*GIVEN EXERCISE*
Repeat the material exactly from its first line to the line that includes "const points = ratio.map((v, i)". Skip pictures.

*DATASET SECTION*

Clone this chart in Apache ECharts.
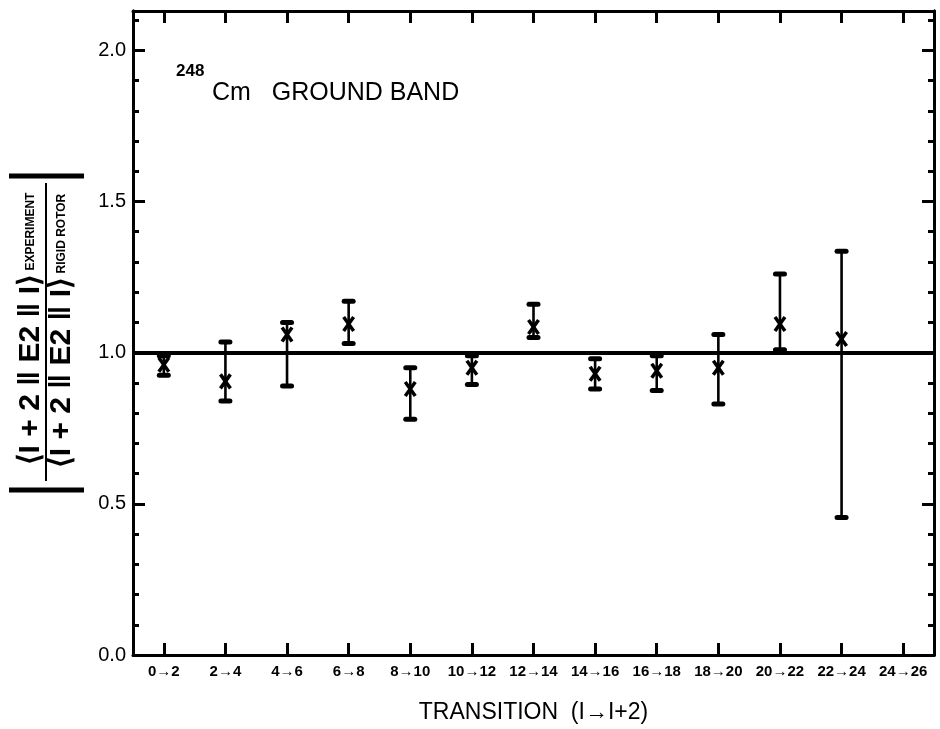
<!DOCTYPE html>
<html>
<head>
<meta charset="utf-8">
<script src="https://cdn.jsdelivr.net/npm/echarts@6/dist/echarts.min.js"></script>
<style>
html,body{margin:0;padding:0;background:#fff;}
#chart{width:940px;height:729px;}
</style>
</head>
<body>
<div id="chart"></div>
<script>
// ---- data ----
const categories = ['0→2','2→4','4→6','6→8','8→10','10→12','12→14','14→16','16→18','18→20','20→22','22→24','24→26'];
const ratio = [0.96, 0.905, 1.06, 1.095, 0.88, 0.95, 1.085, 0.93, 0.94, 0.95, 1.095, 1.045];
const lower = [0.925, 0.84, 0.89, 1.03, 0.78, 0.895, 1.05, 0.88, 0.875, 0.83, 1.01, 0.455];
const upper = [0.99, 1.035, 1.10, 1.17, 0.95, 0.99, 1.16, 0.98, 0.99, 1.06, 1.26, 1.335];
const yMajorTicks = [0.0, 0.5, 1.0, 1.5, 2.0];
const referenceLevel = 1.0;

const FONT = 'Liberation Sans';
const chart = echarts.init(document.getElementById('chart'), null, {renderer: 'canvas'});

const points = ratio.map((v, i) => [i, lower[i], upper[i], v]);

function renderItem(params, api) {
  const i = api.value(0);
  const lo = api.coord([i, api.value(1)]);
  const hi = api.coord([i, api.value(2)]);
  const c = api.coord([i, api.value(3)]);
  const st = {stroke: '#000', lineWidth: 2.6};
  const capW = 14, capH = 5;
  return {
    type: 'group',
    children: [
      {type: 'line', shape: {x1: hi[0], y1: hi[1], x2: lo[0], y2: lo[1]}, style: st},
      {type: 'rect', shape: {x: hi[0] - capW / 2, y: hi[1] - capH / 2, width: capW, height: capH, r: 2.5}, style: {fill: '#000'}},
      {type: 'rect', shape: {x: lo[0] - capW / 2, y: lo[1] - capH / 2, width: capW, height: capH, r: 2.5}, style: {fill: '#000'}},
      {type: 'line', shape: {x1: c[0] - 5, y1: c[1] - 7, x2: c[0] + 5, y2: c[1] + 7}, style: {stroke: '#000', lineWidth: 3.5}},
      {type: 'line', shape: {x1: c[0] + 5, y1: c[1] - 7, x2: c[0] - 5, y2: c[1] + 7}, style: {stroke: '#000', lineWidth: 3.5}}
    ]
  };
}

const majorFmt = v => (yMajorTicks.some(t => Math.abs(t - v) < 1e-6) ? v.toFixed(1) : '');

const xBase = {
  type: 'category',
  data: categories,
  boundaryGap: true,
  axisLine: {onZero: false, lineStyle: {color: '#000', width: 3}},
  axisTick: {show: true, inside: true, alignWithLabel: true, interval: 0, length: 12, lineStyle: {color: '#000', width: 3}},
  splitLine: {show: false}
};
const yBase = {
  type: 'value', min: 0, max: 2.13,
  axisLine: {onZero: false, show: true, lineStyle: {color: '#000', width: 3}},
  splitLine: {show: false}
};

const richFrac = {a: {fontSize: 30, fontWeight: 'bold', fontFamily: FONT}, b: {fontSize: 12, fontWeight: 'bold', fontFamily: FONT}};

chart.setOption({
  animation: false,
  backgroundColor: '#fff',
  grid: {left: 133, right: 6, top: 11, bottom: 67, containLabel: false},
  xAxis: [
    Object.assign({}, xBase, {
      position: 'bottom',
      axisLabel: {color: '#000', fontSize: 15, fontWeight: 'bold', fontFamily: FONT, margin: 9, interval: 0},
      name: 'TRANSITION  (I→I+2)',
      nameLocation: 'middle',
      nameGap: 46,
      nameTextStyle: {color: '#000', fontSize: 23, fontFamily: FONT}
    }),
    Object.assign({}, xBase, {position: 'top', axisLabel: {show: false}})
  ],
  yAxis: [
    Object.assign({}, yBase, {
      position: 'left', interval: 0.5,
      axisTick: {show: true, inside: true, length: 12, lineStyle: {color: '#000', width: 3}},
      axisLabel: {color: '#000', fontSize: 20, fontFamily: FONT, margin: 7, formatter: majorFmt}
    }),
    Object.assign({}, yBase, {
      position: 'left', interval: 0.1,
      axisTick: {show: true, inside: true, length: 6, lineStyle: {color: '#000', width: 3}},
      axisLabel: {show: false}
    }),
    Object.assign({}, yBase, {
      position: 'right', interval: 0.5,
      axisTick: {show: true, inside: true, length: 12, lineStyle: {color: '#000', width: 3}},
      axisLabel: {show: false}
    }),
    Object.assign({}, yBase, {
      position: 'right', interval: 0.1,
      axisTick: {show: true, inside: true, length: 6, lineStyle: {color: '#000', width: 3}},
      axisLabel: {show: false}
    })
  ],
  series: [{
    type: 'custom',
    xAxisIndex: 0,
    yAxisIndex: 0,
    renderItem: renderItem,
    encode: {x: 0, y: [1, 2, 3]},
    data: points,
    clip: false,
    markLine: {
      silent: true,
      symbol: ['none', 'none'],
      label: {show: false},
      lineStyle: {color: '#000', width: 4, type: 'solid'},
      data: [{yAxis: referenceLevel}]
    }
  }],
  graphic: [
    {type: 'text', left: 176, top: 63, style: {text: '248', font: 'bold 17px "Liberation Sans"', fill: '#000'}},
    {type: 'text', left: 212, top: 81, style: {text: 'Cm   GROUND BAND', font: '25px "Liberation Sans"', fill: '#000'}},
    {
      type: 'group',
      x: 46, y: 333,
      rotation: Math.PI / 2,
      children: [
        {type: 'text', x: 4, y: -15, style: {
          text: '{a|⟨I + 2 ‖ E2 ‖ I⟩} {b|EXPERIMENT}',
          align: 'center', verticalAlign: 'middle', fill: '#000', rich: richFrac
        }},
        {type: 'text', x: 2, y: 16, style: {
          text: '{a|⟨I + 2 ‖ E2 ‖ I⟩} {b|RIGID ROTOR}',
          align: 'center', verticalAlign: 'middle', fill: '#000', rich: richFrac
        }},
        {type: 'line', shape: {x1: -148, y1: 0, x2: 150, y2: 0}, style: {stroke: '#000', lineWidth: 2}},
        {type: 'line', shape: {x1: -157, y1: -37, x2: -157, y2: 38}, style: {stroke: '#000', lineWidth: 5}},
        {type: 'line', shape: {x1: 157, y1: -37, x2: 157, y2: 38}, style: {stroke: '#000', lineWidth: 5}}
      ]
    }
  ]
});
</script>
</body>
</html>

*THE RESULT*
Clone this chart in Apache ECharts.
<!DOCTYPE html>
<html>
<head>
<meta charset="utf-8">
<script src="https://cdn.jsdelivr.net/npm/echarts@6/dist/echarts.min.js"></script>
<style>
html,body{margin:0;padding:0;background:#fff;}
#chart{width:940px;height:729px;}
</style>
</head>
<body>
<div id="chart"></div>
<script>
// ---- data ----
const categories = ['0→2','2→4','4→6','6→8','8→10','10→12','12→14','14→16','16→18','18→20','20→22','22→24','24→26'];
const ratio = [0.96, 0.905, 1.06, 1.095, 0.88, 0.95, 1.085, 0.93, 0.94, 0.95, 1.095, 1.045];
const lower = [0.925, 0.84, 0.89, 1.03, 0.78, 0.895, 1.05, 0.88, 0.875, 0.83, 1.01, 0.455];
const upper = [0.99, 1.035, 1.10, 1.17, 0.95, 0.99, 1.16, 0.98, 0.99, 1.06, 1.26, 1.335];
const yMajorTicks = [0.0, 0.5, 1.0, 1.5, 2.0];
const referenceLevel = 1.0;

const FONT = 'Liberation Sans';
const chart = echarts.init(document.getElementById('chart'), null, {renderer: 'canvas'});

const points = ratio.map((v, i) => [i, lower[i], upper[i], v]);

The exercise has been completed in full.